U.S. Bank Stadium is going big, bigger and maybe biggest for college wrestling's grandest event next month.
The home of the Minnesota Vikings will be the first NFL stadium ever to play host to the NCAA Division I college wrestling championship, which according to the NCAA's hype video will be "broadened to a scale unlike any before it."
The three-day, six-session tournament has sold out in each of the past 10 years from Madison Square Garden in New York to Omaha and Philadelphia. The Minneapolis event could shatter the attendance record of 113,743 set two years ago in Cleveland. About 45,000 tickets will be available for each of the six sessions on March 19-21.

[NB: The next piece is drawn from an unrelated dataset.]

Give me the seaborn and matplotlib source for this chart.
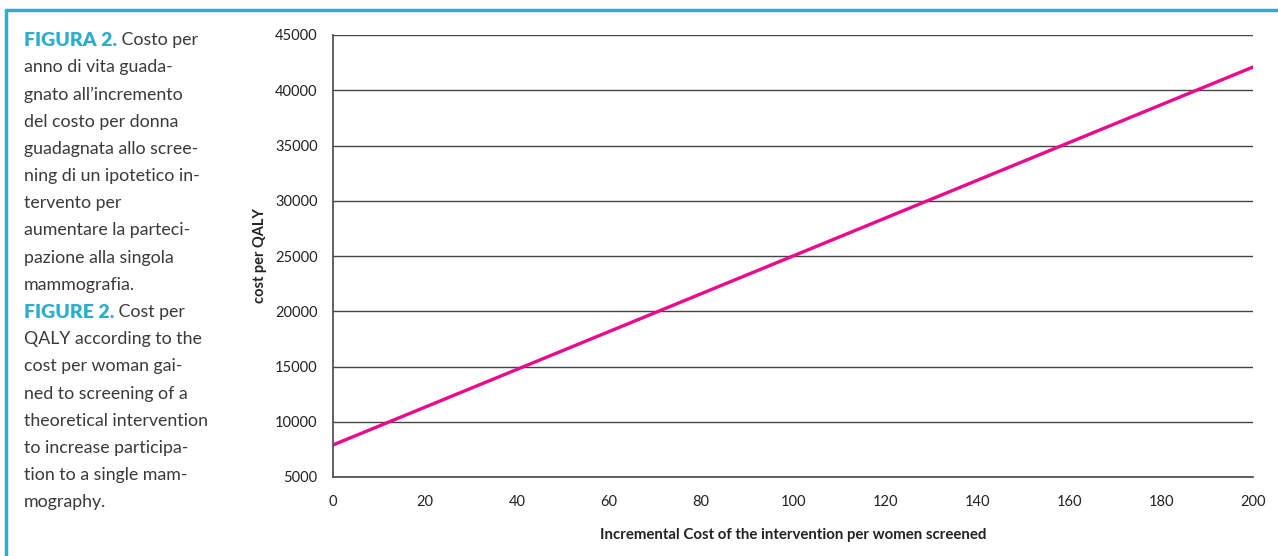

For U.S. Bank Stadium, the NCAA wrestling tournament is yet another showcase moment. Instead of a playing surface of turf or hardwood, eight wrestling mats will be unrolled at field level. Mats will be removed as the tournament progresses until only one is left for the final matches on Saturday, March 21.
Even better, wrestling will cost the stadium's operators, the Minnesota Sports Facilities Authority (MSFA), nothing. "We made sure of that," said MSFA Chairman Michael Vekich. The NCAA Final Four in 2019 ended up costing the MSFA $3.5 million in operating costs.
The stadium's operators have become adept at the changeovers. Just last weekend, the building's bowl was covered in dirt for monster trucks to roll on. By Monday, the dirt was replaced by a Division I baseball diamond.
The wrestling tournament won't require much reconfiguration of the stadium, unlike the men's basketball Final Four. That involved installing a new level of seating at court level, a massive center-hung scoreboard and blackout curtains for the stadium's massive glass surfaces. Vekich said it will take only a couple of days to convert the stadium from a ballpark for the Gophers into a mammoth wrestling arena.
While the Vikings pay rent at U.S. Bank, their games actually are a fraction of what happens at the stadium. Since the building opened in August 2016, there have been 1,156 events — only 31 of which were Vikings games. The stadium has drawn a total of 4.6 million guests; of those, about 1.9 million came to watch the Vikings.